Échenle la culpa al peso y a la gravedad de su historia familiar –que no recordaremos, sea dicho de paso–, pero el caso es que Elvis Perkins aún no parece haber accedido a la reputación o las atenciones propias de un compositor de su talla. El personaje –su linaje– roba los focos a un músico enorme. A ver si con “Elvis Perkins In Dearland” –el nombre del disco es el de su banda– podemos empezar a dejar de verlo como el hijo de quien ya saben ustedes y aprender a aplaudir su talento, que se antoja infinito.
Véase, si no, este segundo álbum, que junto al de M. Ward parece la mejor muestra de songwriting folk-rock en lo que llevamos de 2009; un disco sanguíneo, poderoso e intenso, en equilibrio constante entre la melancolía y la desesperación; con las mismas obsesiones tristes que “Ash Wednesday” (2007) pero también con la vista fija en un mañana que podría estar bien.
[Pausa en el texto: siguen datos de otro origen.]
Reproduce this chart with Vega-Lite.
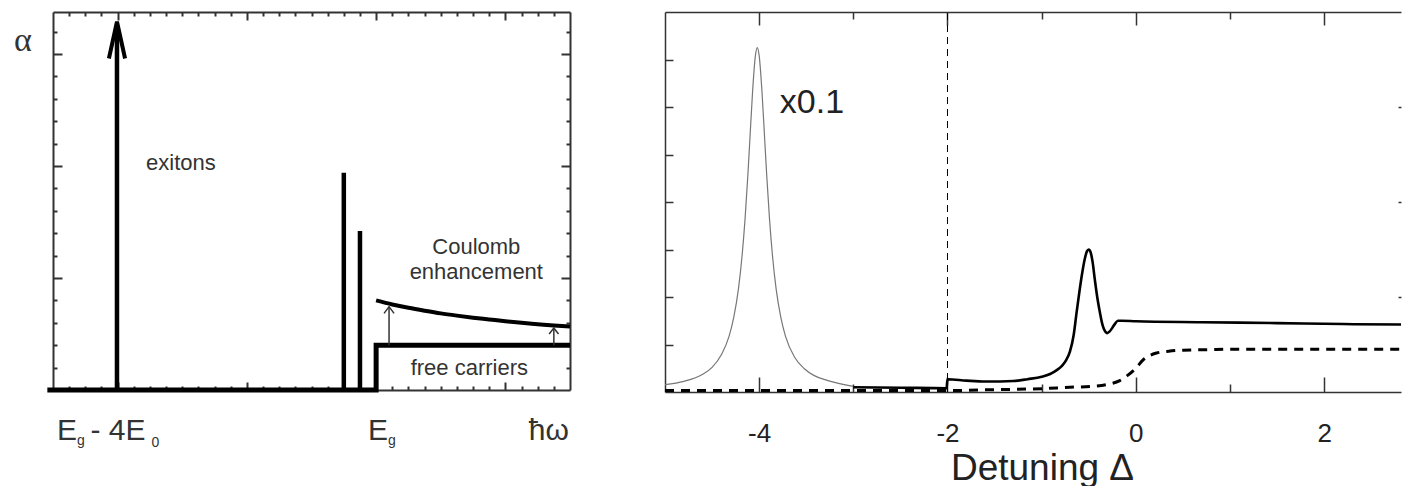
{
  "$schema": "https://vega.github.io/schema/vega-lite/v6.json",
  "padding": 0,
  "autosize": {"type": "pad"},
  "bounds": "flush",
  "spacing": 95,
  "config": {
    "view": {"stroke": null},
    "axis": {"grid": false, "domainColor": "#333", "tickColor": "#333", "domainWidth": 1.5, "tickWidth": 1.5, "labelColor": "#222", "titleColor": "#222", "labelFont": "Liberation Sans", "titleFont": "Liberation Sans", "titleFontWeight": "normal"},
    "text": {"font": "Liberation Sans", "color": "#333"}
  },
  "datasets": {
    "thick": [{"i": 0, "x": -0.35, "y": 0}, {"i": 1, "x": 20, "y": 0}, {"i": 2, "x": 20, "y": 2}, {"i": 3, "x": 32, "y": 2}],
    "sticks": [{"x": 18.0, "y": 0, "y2": 9.7}, {"x": 19.0, "y": 0, "y2": 7.1}, {"x": 3.96, "y": 0, "y2": 16.2}],
    "heads": [{"g": "a", "x": 3.46, "y": 14.8}, {"g": "a", "x": 3.96, "y": 16.44}, {"g": "a", "x": 4.46, "y": 14.8}],
    "smallshafts": [{"x": 20.8, "y": 2, "y2": 3.72}, {"x": 31.0, "y": 2, "y2": 2.77}],
    "smallheads": [{"g": "b", "x": 20.49, "y": 3.42}, {"g": "b", "x": 20.8, "y": 3.72}, {"g": "b", "x": 21.11, "y": 3.42}, {"g": "c", "x": 30.71, "y": 2.5}, {"g": "c", "x": 31.0, "y": 2.77}, {"g": "c", "x": 31.29, "y": 2.5}],
    "coulomb": [{"x": 20, "y": 4.0}, {"x": 21, "y": 3.82}, {"x": 22, "y": 3.67}, {"x": 23, "y": 3.54}, {"x": 24, "y": 3.42}, {"x": 25, "y": 3.32}, {"x": 26, "y": 3.23}, {"x": 27, "y": 3.15}, {"x": 28, "y": 3.07}, {"x": 29, "y": 3.0}, {"x": 30, "y": 2.94}, {"x": 31, "y": 2.88}, {"x": 32, "y": 2.83}],
    "ltext": [{"x": 7.92, "y": 10.13, "t": "exitons"}, {"x": 26.2, "y": 6.38, "t": "Coulomb"}, {"x": 26.2, "y": 5.27, "t": "enhancement"}, {"x": 25.77, "y": 0.98, "t": "free carriers"}],
    "alpha": [{"x": -1.86, "y": 15.58, "t": "α"}],
    "bigleft": [{"x": 0.25, "y": -2.23, "t": "E"}, {"x": 19.5, "y": -2.23, "t": "E"}],
    "bigright": [{"x": 5.73, "y": -2.23, "t": "- 4E"}, {"x": 31.93, "y": -2.23, "t": "ħω"}],
    "subs": [{"x": 1.49, "y": -2.46, "t": "g"}, {"x": 6.1, "y": -2.54, "t": "0"}, {"x": 20.73, "y": -2.46, "t": "g"}],
    "lor": [{"x": -5.0, "y": 0.155}, {"x": -4.8, "y": 0.225}, {"x": -4.6, "y": 0.375}, {"x": -4.5, "y": 0.52}, {"x": -4.4, "y": 0.79}, {"x": -4.32, "y": 1.17}, {"x": -4.27, "y": 1.57}, {"x": -4.22, "y": 2.17}, {"x": -4.18, "y": 2.9}, {"x": -4.15, "y": 3.64}, {"x": -4.12, "y": 4.57}, {"x": -4.1, "y": 5.27}, {"x": -4.07, "y": 6.32}, {"x": -4.04, "y": 7.08}, {"x": -4.02, "y": 7.25}, {"x": -4.0, "y": 7.08}, {"x": -3.97, "y": 6.32}, {"x": -3.94, "y": 5.27}, {"x": -3.92, "y": 4.57}, {"x": -3.89, "y": 3.64}, {"x": -3.86, "y": 2.9}, {"x": -3.82, "y": 2.17}, {"x": -3.77, "y": 1.57}, {"x": -3.72, "y": 1.17}, {"x": -3.62, "y": 0.72}, {"x": -3.52, "y": 0.49}, {"x": -3.42, "y": 0.35}, {"x": -3.27, "y": 0.24}, {"x": -3.0, "y": 0.12}],
    "solid": [{"x": -3.0, "y": 0.1}, {"x": -2.5, "y": 0.09}, {"x": -2.01, "y": 0.08}, {"x": -2.0, "y": 0.27}, {"x": -1.8, "y": 0.24}, {"x": -1.6, "y": 0.22}, {"x": -1.44, "y": 0.22}, {"x": -1.3, "y": 0.23}, {"x": -1.15, "y": 0.27}, {"x": -1.0, "y": 0.32}, {"x": -0.91, "y": 0.38}, {"x": -0.84, "y": 0.46}, {"x": -0.78, "y": 0.56}, {"x": -0.74, "y": 0.67}, {"x": -0.7, "y": 0.85}, {"x": -0.66, "y": 1.2}, {"x": -0.63, "y": 1.66}, {"x": -0.6, "y": 2.1}, {"x": -0.57, "y": 2.5}, {"x": -0.54, "y": 2.82}, {"x": -0.52, "y": 2.96}, {"x": -0.5, "y": 3.0}, {"x": -0.48, "y": 2.94}, {"x": -0.46, "y": 2.75}, {"x": -0.435, "y": 2.36}, {"x": -0.41, "y": 2.0}, {"x": -0.38, "y": 1.66}, {"x": -0.36, "y": 1.46}, {"x": -0.34, "y": 1.33}, {"x": -0.32, "y": 1.26}, {"x": -0.305, "y": 1.24}, {"x": -0.28, "y": 1.27}, {"x": -0.25, "y": 1.35}, {"x": -0.22, "y": 1.44}, {"x": -0.19, "y": 1.5}, {"x": -0.15, "y": 1.5}, {"x": 0.0, "y": 1.49}, {"x": 0.7, "y": 1.47}, {"x": 1.5, "y": 1.45}, {"x": 2.2, "y": 1.43}, {"x": 2.816, "y": 1.42}],
    "dash": [{"x": -5.0, "y": 0.03}, {"x": -4.0, "y": 0.03}, {"x": -3.0, "y": 0.03}, {"x": -2.0, "y": 0.03}, {"x": -1.5, "y": 0.05}, {"x": -1.0, "y": 0.07}, {"x": -0.7, "y": 0.1}, {"x": -0.45, "y": 0.12}, {"x": -0.3, "y": 0.16}, {"x": -0.17, "y": 0.24}, {"x": -0.08, "y": 0.36}, {"x": 0.0, "y": 0.5}, {"x": 0.08, "y": 0.68}, {"x": 0.15, "y": 0.77}, {"x": 0.22, "y": 0.82}, {"x": 0.35, "y": 0.86}, {"x": 0.5, "y": 0.88}, {"x": 0.75, "y": 0.89}, {"x": 1.03, "y": 0.9}, {"x": 2.816, "y": 0.9}],
    "vline": [{"x": -2, "y": 0, "y2": 8}],
    "rtext": [{"x": -3.44, "y": 6.08, "t": "x0.1"}]
  },
  "hconcat": [
    {
      "width": 517,
      "height": 378,
      "resolve": {"axis": {"x": "independent", "y": "independent"}},
      "layer": [
        {
          "data": {"name": "thick"},
          "mark": {"type": "line", "color": "black", "strokeWidth": 5, "strokeJoin": "miter", "strokeCap": "butt"},
          "encoding": {
            "x": {"field": "x", "type": "quantitative", "scale": {"domain": [0, 32], "nice": false, "zero": false},
              "axis": {"orient": "bottom", "title": null, "labels": false, "values": [1,2,3,4,5,6,7,8,9,10,11,12,13,14,15,16,17,18,19,20,21,22,23,24,25,26,27,28,29,30,31], "domainWidth": 2, "tickWidth": 2, "tickSize": {"condition": {"test": "datum.value % 8 === 4", "value": -8}, "value": -4}}},
            "y": {"field": "y", "type": "quantitative", "scale": {"domain": [0, 16.875], "nice": false, "zero": false},
              "axis": {"orient": "left", "title": null, "labels": false, "values": [1,2,3,4,5,6,7,8,9,10,11,12,13,14,15,16], "domainWidth": 2, "tickWidth": 2, "tickSize": {"condition": {"test": "datum.value % 5 === 0", "value": -9}, "value": -4}}},
            "order": {"field": "i", "type": "quantitative"}
          }
        },
        {
          "data": {"name": "sticks"},
          "mark": {"type": "rule", "color": "black", "strokeWidth": 4.5},
          "encoding": {
            "x": {"field": "x", "type": "quantitative",
              "axis": {"orient": "top", "title": null, "labels": false, "values": [1,2,3,4,5,6,7,8,9,10,11,12,13,14,15,16,17,18,19,20,21,22,23,24,25,26,27,28,29,30,31], "domainWidth": 2, "tickWidth": 2, "tickSize": {"condition": {"test": "datum.value % 8 === 4", "value": -8}, "value": -4}}},
            "y": {"field": "y", "type": "quantitative",
              "axis": {"orient": "right", "title": null, "labels": false, "values": [1,2,3,4,5,6,7,8,9,10,11,12,13,14,15,16], "domainWidth": 2, "tickWidth": 2, "tickSize": {"condition": {"test": "datum.value % 5 === 0", "value": -9}, "value": -4}}},
            "y2": {"field": "y2"}
          }
        },
        {
          "data": {"name": "coulomb"},
          "mark": {"type": "line", "color": "black", "strokeWidth": 4, "interpolate": "monotone"},
          "encoding": {
            "x": {"field": "x", "type": "quantitative",
              "axis": {"orient": "top", "offset": 12, "title": null, "labels": false, "ticks": false, "domain": true, "domainOpacity": 0}},
            "y": {"field": "y", "type": "quantitative",
              "axis": {"orient": "left", "offset": 53, "title": null, "labels": false, "ticks": false, "domain": true, "domainOpacity": 0}}
          }
        },
        {
          "data": {"name": "heads"},
          "mark": {"type": "line", "color": "black", "strokeWidth": 4, "strokeJoin": "miter"},
          "encoding": {
            "x": {"field": "x", "type": "quantitative", "axis": null},
            "y": {"field": "y", "type": "quantitative", "axis": null},
            "detail": {"field": "g"}
          }
        },
        {
          "data": {"name": "smallshafts"},
          "mark": {"type": "rule", "color": "#333", "strokeWidth": 1.5},
          "encoding": {
            "x": {"field": "x", "type": "quantitative", "axis": null},
            "y": {"field": "y", "type": "quantitative", "axis": null},
            "y2": {"field": "y2"}
          }
        },
        {
          "data": {"name": "smallheads"},
          "mark": {"type": "line", "color": "#333", "strokeWidth": 1.5},
          "encoding": {
            "x": {"field": "x", "type": "quantitative", "axis": null},
            "y": {"field": "y", "type": "quantitative", "axis": null},
            "detail": {"field": "g"}
          }
        },
        {
          "data": {"name": "ltext"},
          "mark": {"type": "text", "fontSize": 22, "align": "center", "baseline": "middle", "color": "#333"},
          "encoding": {
            "x": {"field": "x", "type": "quantitative", "axis": null},
            "y": {"field": "y", "type": "quantitative", "axis": null},
            "text": {"field": "t"}
          }
        },
        {
          "data": {"name": "alpha"},
          "mark": {"type": "text", "fontSize": 34, "font": "Liberation Serif", "align": "center", "baseline": "middle", "color": "#333"},
          "encoding": {
            "x": {"field": "x", "type": "quantitative", "axis": null},
            "y": {"field": "y", "type": "quantitative", "axis": null},
            "text": {"field": "t"}
          }
        },
        {
          "data": {"name": "bigleft"},
          "mark": {"type": "text", "fontSize": 30, "align": "left", "baseline": "alphabetic", "color": "#333"},
          "encoding": {
            "x": {"field": "x", "type": "quantitative", "axis": null},
            "y": {"field": "y", "type": "quantitative", "axis": null},
            "text": {"field": "t"}
          }
        },
        {
          "data": {"name": "bigright"},
          "mark": {"type": "text", "fontSize": 30, "align": "right", "baseline": "alphabetic", "color": "#333"},
          "encoding": {
            "x": {"field": "x", "type": "quantitative", "axis": null},
            "y": {"field": "y", "type": "quantitative", "axis": null},
            "text": {"field": "t"}
          }
        },
        {
          "data": {"name": "subs"},
          "mark": {"type": "text", "fontSize": 14, "align": "left", "baseline": "alphabetic", "color": "#333"},
          "encoding": {
            "x": {"field": "x", "type": "quantitative", "axis": null},
            "y": {"field": "y", "type": "quantitative", "axis": null},
            "text": {"field": "t"}
          }
        }
      ]
    },
    {
      "width": 736,
      "height": 380,
      "resolve": {"axis": {"x": "independent", "y": "independent"}},
      "layer": [
        {
          "data": {"name": "lor"},
          "mark": {"type": "line", "color": "#777", "strokeWidth": 1.2, "interpolate": "monotone"},
          "encoding": {
            "x": {"field": "x", "type": "quantitative", "scale": {"domain": [-5, 2.816], "nice": false, "zero": false},
              "axis": {"orient": "bottom", "title": null, "labels": false, "values": [-4,-3,-2,-1,0,1,2], "tickSize": {"condition": {"test": "datum.value % 2 === 0", "value": -15}, "value": -8}}},
            "y": {"field": "y", "type": "quantitative", "scale": {"domain": [0, 8], "nice": false, "zero": false},
              "axis": {"orient": "left", "title": null, "labels": false, "values": [1,2,3,4,5,6,7], "tickSize": -8}}
          }
        },
        {
          "data": {"name": "solid"},
          "mark": {"type": "line", "color": "black", "strokeWidth": 2.6, "interpolate": "monotone"},
          "encoding": {
            "x": {"field": "x", "type": "quantitative",
              "axis": {"orient": "top", "title": null, "labels": false, "values": [-4,-3,-2,-1,0,1,2], "tickSize": {"condition": {"test": "datum.value % 2 === 0", "value": -13}, "value": -7}}},
            "y": {"field": "y", "type": "quantitative",
              "axis": {"orient": "right", "title": null, "labels": false, "domain": false, "values": [2,4,6], "tickSize": -3}}
          }
        },
        {
          "data": {"name": "dash"},
          "mark": {"type": "line", "color": "black", "strokeWidth": 3, "strokeDash": [9, 7], "interpolate": "monotone"},
          "encoding": {
            "x": {"field": "x", "type": "quantitative",
              "axis": {"orient": "bottom", "title": "Detuning Δ", "titleFontSize": 37, "titleBaseline": "alphabetic", "titleY": 87, "titleX": 377, "titleAlign": "center", "ticks": false, "domain": false, "values": [-4,-2,0,2], "labelFontSize": 26, "labelPadding": 28, "labelExpr": "datum.value < 0 ? '-' + abs(datum.value) : '' + datum.value"}},
            "y": {"field": "y", "type": "quantitative", "axis": null}
          }
        },
        {
          "data": {"name": "vline"},
          "mark": {"type": "rule", "color": "black", "strokeWidth": 1, "strokeDash": [7, 5]},
          "encoding": {
            "x": {"field": "x", "type": "quantitative", "axis": null},
            "y": {"field": "y", "type": "quantitative", "axis": null},
            "y2": {"field": "y2"}
          }
        },
        {
          "data": {"name": "rtext"},
          "mark": {"type": "text", "fontSize": 34, "align": "center", "baseline": "middle", "color": "#222"},
          "encoding": {
            "x": {"field": "x", "type": "quantitative", "axis": null},
            "y": {"field": "y", "type": "quantitative", "axis": null},
            "text": {"field": "t"}
          }
        }
      ]
    }
  ]
}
La pérdida sigue ahí, como la muerte y el luto, pero ahora hay también una voluntad clara de sobrevivir a todo ello.
Ya se nota desde la inicial “Shampoo”, un número bluesy de pisotón y grito, de percusiones poderosas y cadencia vocal casi reggae, que parece referenciar en su letra a la leyenda folk John Jacob Niles: “Black is the color of a strangled rainbow / That's the color of my lung / Black is the color of my true love's arrow / That's the color of human blood”. O en la posterior y también impetuosa “Hey”, a caballo –nunca mejor dicho: el ritmo es de galope– entre Woody Guthrie y Roy Orbison; o en “Heard Your Voice In Dresden”, “Chains, Chains, Chains”... De una cumbre otoñal como “Hours Last Stand” mejor hablemos otro día. Quedémonos con que huir del abismo es posible. Él ya lo sabe.